You would think that the two countries were similar, could be compared. Maybe let's have a look at the UK...
If you are so closed minded that the only factor in society you can see is death by gun, you will be fighting a loosing battle. There are more factors attached, more you have to deal with. You would be equivalent to a certain mayor outlawing big gulps to deal with juvenile diabetes. Sure, they do have a direct correlation, but they aren't the only factor. Sure, your argument is, well, what do you propose we do then? Ban all food but what you grow and prepare yourself? And that argument is, well, that of a simpleton.

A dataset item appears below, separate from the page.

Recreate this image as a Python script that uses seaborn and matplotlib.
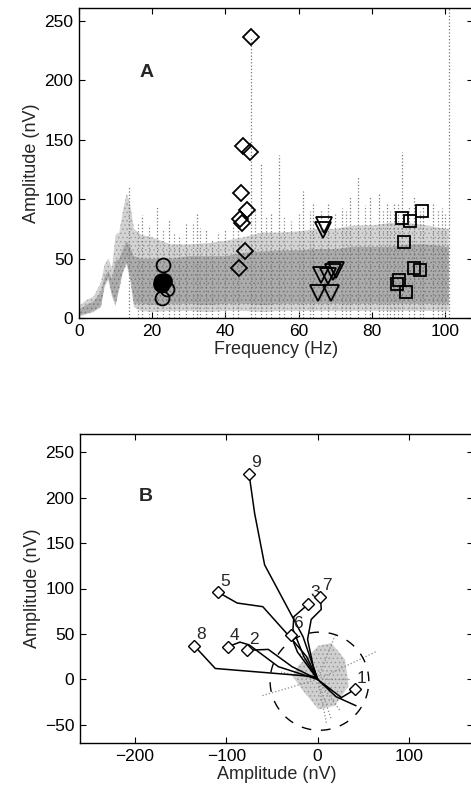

Comparing US and Canada for gun crime and ignoring the fact that the US has 700% more people per capita incarcerated than Canada, half as many police per capita than Canada, higher overall crime, violence, etc. means that you truly do think that since one law was passed in one place and now that place has a different number than you do, that passing that same law will have the same effect on society. No, you have to change society, double your police force, reduce your crime rates by 1/7th, do all these other things to get to where we were 70 years ago, then get rid of the hand guns, and wait 70 years to be where we are today. You think there is a quick and easy way to do it with shock and awe, apache helicopters, but you were also in favor of Iraq/Afghanistan for the same reason! Keep living in your dream world.
EDIT: While i'd love to force my wishes on others (jk), I've simply moved to a place where the laws and crime rates are most to my liking. Maybe I should buy a gun (or expect a soldier to act with a gun in my place) and force my will on others. That'll work!